Yang Mati dan Terlupakan
Sebuah Esai
Sejarah
Indonesia merupakan keniscayaan yang dibangun dengan banyak darah, mulai dari
kolonialisasi panjang Belanda hingga kekerasan yang terjadi
antar orang-orang Indonesia sendiri. Ketika
duduk di bangku Sekolah Dasar (SD) misalnya, saya terus bertanya pada guru
mengapa saya harus melihat serangkaian pembunuhan dan siasat lainnya yang tidak
saya mengerti lewat film G30S-PKI yang terus diulang-ulang setiap tahun- ketika
saya lebih menyukai film Doraemon. Guru hanya mengikuti instruksi kepala
sekolah, kepala sekolah mengikuti instruksi dari pusat, lalu pusat mengikuti
instruksi siapa? Siapa yang menyarankan anak SD untuk menonton film yang sarat
politik dan propaganda tersebut? Atau siapa yang dimaksud dengan “pusat” di
sini, sedangkan masa kecil saya sudah lewat era presiden Soeharto.

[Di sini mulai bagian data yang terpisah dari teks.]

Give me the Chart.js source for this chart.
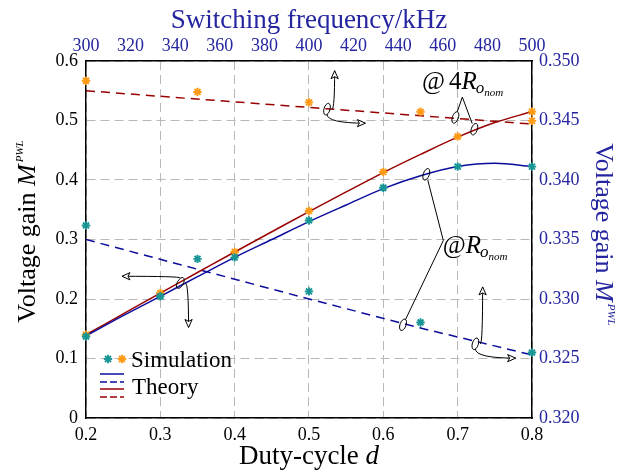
<!DOCTYPE html>
<html><head><meta charset="utf-8">
<script src="https://cdn.jsdelivr.net/npm/chart.js@4/dist/chart.umd.min.js"></script>
<style>html,body{margin:0;padding:0;background:#fff;}#wrap{width:641px;height:476px;position:relative;}</style>
</head><body><div id="wrap"><canvas id="c"></canvas></div>
<script>
// ---- data (bottom/left axes: duty-cycle vs voltage gain) ----
const dutyFine     = [0.2, 0.25, 0.3, 0.35, 0.4, 0.45, 0.5, 0.55, 0.6, 0.65, 0.7, 0.75, 0.8];
const theoryRo     = [0.138, 0.172, 0.2045, 0.2375, 0.270, 0.300, 0.330, 0.358, 0.3855, 0.407, 0.4225, 0.428, 0.4225];
const theory4Ro    = [0.140, 0.175, 0.210, 0.2445, 0.279, 0.313, 0.347, 0.380, 0.4125, 0.443, 0.472, 0.4965, 0.515];
const dutySim      = [0.2, 0.3, 0.4, 0.5, 0.6, 0.7, 0.8];
const simRo        = [0.137, 0.2045, 0.270, 0.332, 0.387, 0.4225, 0.4225];
const sim4Ro       = [0.140, 0.210, 0.279, 0.348, 0.4135, 0.473, 0.515];
// ---- data (top/right axes: switching frequency vs voltage gain) ----
const freqTheory   = [300, 400, 450, 500];
const pwlTheoryRo  = [0.3350, 0.3300, 0.32756, 0.3253];
const pwlTheory4Ro = [0.3475, 0.3461, 0.3454, 0.3447];
const freqSim      = [300, 350, 400, 450, 500];
const pwlSimRo     = [0.33618, 0.33337, 0.33064, 0.32803, 0.3255];
const pwlSim4Ro    = [0.34834, 0.3474, 0.34652, 0.34573, 0.34497];
// ---- tick labels ----
const dutyTicks = ['0.2','0.3','0.4','0.5','0.6','0.7','0.8'];
const gainTicks = ['0','0.1','0.2','0.3','0.4','0.5','0.6'];
const freqTicks = ['300','320','340','360','380','400','420','440','460','480','500'];
const pwlTicks  = ['0.32','0.325','0.33','0.335','0.34','0.345','0.35'];
// ---- text ----
const xTitle = 'Duty-cycle ', xTitleVar = 'd';
const x2Title = 'Switching frequency/kHz';
const yTitle = 'Voltage gain ', yTitleVar = 'M', yTitleSup = 'PWL';
const legendSim = 'Simulation', legendTheory = 'Theory';

const FONT = '"Liberation Serif", "Times New Roman", serif';
const BLUE_TXT = '#2525a0';
const C_BLUE = '#0c0c9c', C_RED = '#990000', C_TEAL = '#189595', C_ORANGE = '#ff9a16';

const pts = (xs, ys) => xs.map((x, i) => ({x: x, y: ys[i]}));
const setTicks = arr => s => { s.ticks = arr.map(t => ({value: parseFloat(t), label: t})); };
const fit = (prop, val) => s => { s[prop] = val; };

const starSet = (label, xs, ys, color, xa, ya) => ({
  label, data: pts(xs, ys), xAxisID: xa, yAxisID: ya, showLine: false,
  pointStyle: 'star', pointRadius: 4.2, pointBorderWidth: 1.9,
  pointBorderColor: color, pointBackgroundColor: color, borderColor: color, clip: false
});
const lineSet = (label, xs, ys, color, xa, ya, dash, tension) => ({
  label, data: pts(xs, ys), xAxisID: xa, yAxisID: ya, showLine: true,
  borderColor: color, borderWidth: 1.5, borderDash: dash, pointRadius: 0,
  tension: tension, cubicInterpolationMode: tension ? 'monotone' : 'default', fill: false
});

// annotation anchors in data units (duty-cycle, left gain)
const axisMarks = [
  {e: [0.3269, 0.2270], a: [[0.2484, 0.2382, 'h'], [0.3380, 0.1522, 'v']], rot: 0.5},
  {e: [0.5242, 0.5191], a: [[0.5345, 0.5837, 'v'], [0.5758, 0.4955, 'h']], rot: 0.3},
  {e: [0.7238, 0.1247], a: [[0.7336, 0.2203, 'v'], [0.7780, 0.1006, 'h']], rot: 0.3}
];
const labelMarks = [
  {text: '4', join: [0.7063, 0.5394], pos: [0.6520, 0.5528], ends: [[0.6969, 0.5051], [0.7224, 0.4854]]},
  {text: '',  join: [0.6807, 0.2983], pos: [0.6800, 0.2781], ends: [[0.6578, 0.4096], [0.6265, 0.1567]]}
];

function arrowHead(ctx, x, y, ang) {
  const L = 8, W = 3.6;
  ctx.save(); ctx.translate(x, y); ctx.rotate(ang);
  ctx.beginPath(); ctx.moveTo(0, 0); ctx.lineTo(-L, -W); ctx.lineTo(-L * 0.75, 0); ctx.lineTo(-L, W); ctx.closePath();
  ctx.fillStyle = '#fff'; ctx.fill(); ctx.stroke(); ctx.restore();
}
function ell(ctx, x, y, rot) {
  ctx.beginPath(); ctx.ellipse(x, y, 3, 6, rot, 0, Math.PI * 2); ctx.stroke();
}

const decor = {
  id: 'decor',
  afterDraw(chart) {
    const ctx = chart.ctx, ca = chart.chartArea;
    const sx = chart.scales.x, sy = chart.scales.y;
    const P = (d, v) => [sx.getPixelForValue(d), sy.getPixelForValue(v)];
    const cx = (ca.left + ca.right) / 2, cy = (ca.top + ca.bottom) / 2;
    ctx.save();
    // titles
    ctx.textBaseline = 'alphabetic';
    ctx.fillStyle = BLUE_TXT; ctx.font = '27px ' + FONT; ctx.textAlign = 'center';
    ctx.fillText(x2Title, cx, 28);
    ctx.fillStyle = '#000'; ctx.textAlign = 'left';
    ctx.font = '27px ' + FONT; const w1 = ctx.measureText(xTitle).width;
    ctx.font = 'italic 27px ' + FONT; const w2 = ctx.measureText(xTitleVar).width;
    let x0 = cx - (w1 + w2) / 2;
    ctx.font = '27px ' + FONT; ctx.fillText(xTitle, x0, 464);
    ctx.font = 'italic 27px ' + FONT; ctx.fillText(xTitleVar, x0 + w1, 464);
    const drawY = (color) => {
      ctx.font = '26px ' + FONT; const a = ctx.measureText(yTitle).width;
      ctx.font = 'italic 26px ' + FONT; const b = ctx.measureText(yTitleVar).width;
      ctx.font = 'italic 11px ' + FONT; const c = ctx.measureText(yTitleSup).width;
      let s = -(a + b + c + 2) / 2;
      ctx.fillStyle = color;
      ctx.font = '26px ' + FONT; ctx.fillText(yTitle, s, 0);
      ctx.font = 'italic 26px ' + FONT; ctx.fillText(yTitleVar, s + a, 0);
      ctx.font = 'italic 11px ' + FONT; ctx.fillText(yTitleSup, s + a + b + 2, -12);
    };
    ctx.save(); ctx.translate(35, cy - 8); ctx.rotate(-Math.PI / 2); drawY('#000'); ctx.restore();
    ctx.save(); ctx.translate(596, cy - 5); ctx.rotate(Math.PI / 2); drawY(BLUE_TXT); ctx.restore();

    // axis indicator marks
    ctx.strokeStyle = '#000'; ctx.lineWidth = 1;
    axisMarks.forEach(m => {
      const [ex, ey] = P(m.e[0], m.e[1]);
      m.a.forEach(t => {
        const [tx, ty] = P(t[0], t[1]);
        const ctrl = t[2] === 'h' ? [ex, ty] : [tx, ey];
        const dx = ctrl[0] - ex, dy = ctrl[1] - ey, dl = Math.hypot(dx, dy) || 1;
        ctx.beginPath(); ctx.moveTo(ex + dx / dl * 5, ey + dy / dl * 5);
        ctx.quadraticCurveTo(ctrl[0], ctrl[1], tx, ty); ctx.stroke();
        arrowHead(ctx, tx, ty, Math.atan2(ty - ctrl[1], tx - ctrl[0]));
      });
      ell(ctx, ex, ey, m.rot);
    });
    // @R labels
    labelMarks.forEach(m => {
      const [jx, jy] = P(m.join[0], m.join[1]);
      m.ends.forEach(e => {
        const [x, y] = P(e[0], e[1]);
        const dx = jx - x, dy = jy - y, dl = Math.hypot(dx, dy);
        ctx.beginPath(); ctx.moveTo(jx, jy); ctx.lineTo(x + dx / dl * 6, y + dy / dl * 6); ctx.stroke();
        ell(ctx, x, y, 0.35);
      });
      let [lx, ly] = P(m.pos[0], m.pos[1]);
      ctx.fillStyle = '#000';
      ctx.font = '25px ' + FONT; ctx.fillText('@', lx, ly); lx += ctx.measureText('@').width + (m.text ? 4 : 0);
      if (m.text) { ctx.fillText(m.text, lx, ly); lx += ctx.measureText(m.text).width; }
      ctx.font = 'italic 25px ' + FONT; ctx.fillText('R', lx, ly); lx += ctx.measureText('R').width - 1;
      ctx.font = 'italic 17px ' + FONT; ctx.fillText('o', lx, ly + 4); lx += ctx.measureText('o').width;
      ctx.font = 'italic 11px ' + FONT; ctx.fillText('nom', lx, ly + 7);
    });

    // legend
    const L = ca.left;
    const star = (x, y, col) => {
      ctx.save(); ctx.strokeStyle = col; ctx.lineWidth = 1.9;
      for (let i = 0; i < 4; i++) {
        const a = i * Math.PI / 4; ctx.beginPath();
        ctx.moveTo(x - 4.2 * Math.cos(a), y - 4.2 * Math.sin(a)); ctx.lineTo(x + 4.2 * Math.cos(a), y + 4.2 * Math.sin(a)); ctx.stroke();
      }
      ctx.restore();
    };
    star(L + 22, 359, C_TEAL); star(L + 36, 359, C_ORANGE);
    ctx.fillStyle = '#000'; ctx.font = '23px ' + FONT; ctx.fillText(legendSim, L + 45, 367);
    const seg = (y, col, dash) => { ctx.save(); ctx.strokeStyle = col; ctx.lineWidth = 1.5; ctx.setLineDash(dash);
      ctx.beginPath(); ctx.moveTo(L + 14, y); ctx.lineTo(L + 38, y); ctx.stroke(); ctx.restore(); };
    seg(374, C_BLUE, []); seg(382, C_BLUE, [7, 3]); seg(389, C_RED, []); seg(397, C_RED, [7, 3]);
    ctx.fillText(legendTheory, L + 46, 394);
    ctx.restore();
  }
};

new Chart(document.getElementById('c'), {
  type: 'scatter',
  data: { datasets: [
    starSet('Simulation @Ro', dutySim, simRo, C_TEAL, 'x', 'y'),
    starSet('Simulation @4Ro', dutySim, sim4Ro, C_ORANGE, 'x', 'y'),
    starSet('Simulation PWL @Ro', freqSim, pwlSimRo, C_TEAL, 'x2', 'y2'),
    starSet('Simulation PWL @4Ro', freqSim, pwlSim4Ro, C_ORANGE, 'x2', 'y2'),
    lineSet('Theory @Ro', dutyFine, theoryRo, C_BLUE, 'x', 'y', [], 0.4),
    lineSet('Theory @4Ro', dutyFine, theory4Ro, C_RED, 'x', 'y', [], 0.4),
    lineSet('Theory PWL @Ro', freqTheory, pwlTheoryRo, C_BLUE, 'x2', 'y2', [9, 6], 0),
    lineSet('Theory PWL @4Ro', freqTheory, pwlTheory4Ro, C_RED, 'x2', 'y2', [9, 6], 0)
  ]},
  options: {
    responsive: true, maintainAspectRatio: false, animation: false,
    layout: { padding: 0 },
    plugins: { legend: { display: false }, tooltip: { enabled: false } },
    scales: {
      x: { type: 'linear', position: 'bottom', min: 0.2, max: 0.8,
        afterBuildTicks: setTicks(dutyTicks), afterFit: fit('height', 58),
        grid: { color: '#b8b8b8', lineWidth: 1, drawTicks: false },
        border: { display: true, color: '#000', width: 1.5, dash: [9, 5] },
        ticks: { color: '#000', font: { family: FONT, size: 18 }, padding: 6, maxRotation: 0, autoSkip: false } },
      x2: { type: 'linear', position: 'top', min: 300, max: 500,
        afterBuildTicks: setTicks(freqTicks), afterFit: fit('height', 61),
        grid: { display: false, drawTicks: false },
        border: { display: true, color: '#000', width: 1.5 },
        ticks: { color: BLUE_TXT, font: { family: FONT, size: 18 }, padding: 4, maxRotation: 0, autoSkip: false } },
      y: { type: 'linear', position: 'left', min: 0, max: 0.6,
        afterBuildTicks: setTicks(gainTicks), afterFit: fit('width', 86),
        grid: { color: '#b8b8b8', lineWidth: 1, drawTicks: false },
        border: { display: true, color: '#000', width: 1.5, dash: [9, 5] },
        ticks: { color: '#000', font: { family: FONT, size: 18 }, padding: 8, autoSkip: false } },
      y2: { type: 'linear', position: 'right', min: 0.32, max: 0.35,
        afterBuildTicks: setTicks(pwlTicks), afterFit: fit('width', 109),
        grid: { display: false, drawTicks: false },
        border: { display: true, color: '#000', width: 1.5 },
        ticks: { color: BLUE_TXT, font: { family: FONT, size: 18 }, padding: 7, autoSkip: false } }
    }
  },
  plugins: [decor]
});
</script></body></html>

Ketika beranjak di bangku kuliah, saya baru
mulai bisa memetakan jawaban atas pertanyaan-pertanyaan saya di masa kecil,
termasuk betapa label PKI ternyata menyimpan kurang lebih satu juta jiwa
masyarakat Indonesia yang terbunuh, entah di Bali, Jawa Timur, atau
daerah-daerah lainnya. Islam sebagai agama rahmah yang saya kenal, tidak
luput sebagai ajang propaganda kepentingan, semua PKI adalah kafir dan halal
darahnya. Dan karena “fatwa” tersebut, manusia berubah menjadi iblis-membunuh,
menyiksa, memerkosa, dan tindakan anarkis lainnya, dan yang paling keji adalah,
“fatwa” tersebut membuat pelakunya tidak merasa bersalah, alih-alih mereka
mungkin merasa sebagai utusan malaikat untuk menghukum orang-orang PKI yang
“tidak percaya Tuhan”. Sejarah kekerasan ini mungkin menjadi kekerasan paling
besar yang dimotori oleh pemerintah, dan sayangnya sedikit sekali mendapat
perhatian dunia. Mungkin juga karena lamanya sang presiden berada dalam
jabatannya, sehingga tidak sembarang orang berani mengusik setelah kejadian
tersebut.
Beberapa dasawarsa terakhir, para sastrawan
mulai merangkum kejadian-kejadian tersebut melalui karyanya, misalnya seperti
Eka Kurniawan atau Seno Gumira Adjidarma, yang hingga kini karyanya masih asik
menjadi kajian dan bahan diskusi mahasiswa sastra. Melalui karya tersebut,
setidaknya masyarakat literasi Indonesia diingatkan agar tidak lupa peristiswa
kekerasan yang terjadi di masa lalu, karena peristiwa tersebut pernah hadir,
dan mereka bahkan mati sebelum sempat bertanya salahnya apa. Keluarga korban
kemudian menanggung diskriminasi berpuluh-puluh tahun, bahkan sebelum sempat
menyudahi kesedihan atas kehilangan anggota keluarganya dengan cara yang
tragis. Karya sastra menyoroti tiap kesedihan individu, dan tentu mereka tidak
hanya bilangan satu dua tiga atau satu juta, mereka adalah ayahnya seseorang,
ibunya seseorang, anaknya seseorang- yang dibesarkan dengan peluh perjuangan
dan kasih sayang.
Kesadaran mengenai kemanusian yang partikular
ini turut saya dapatkan di sastra, dan sejauh saya berpikir dan berdiskusi
dengan orang-orang, saya masih belum menemukan jalan keluar mengenai “apa yang
bisa saya lakukan atas sejarah kekerasan masa lalu ini”, saya hanya bisa
menulis, dan memupuk kesadaran diri dan orang-orang di sekitar saya, itupun
kalau mereka sedang tertarik dengan pembahasan kasus 1965. Kini orang-orang
berlomba untuk produktif yang berimplikasi langsung pada kapital, menjadi
manusia yang enggan berpikir rumit, pun ini disokong oleh sistem pendidikan
Indonesia itu sendiri, maka saya khawatir, lama-kelamaan Indonesia akan
kekurangan para pemikir.
Dari latar belakang tersebut, saya berpikir bahwa
IPT-65 merupakan wadah belajar yang sangat baik bagi saya untuk menemukan
orang-orang yang memiliki topic interest yang sama, yang bisa mendiskusikan
keadilan dan kemanusiaan bersama, lantas turut merumuskan tentang “apa yang
bisa kita lakukan” secara kolektif, tidak hanya tentang individu-individu, barangkali berupa karya, barangkali berupa laporan riset, atau barangkali berupa aksi.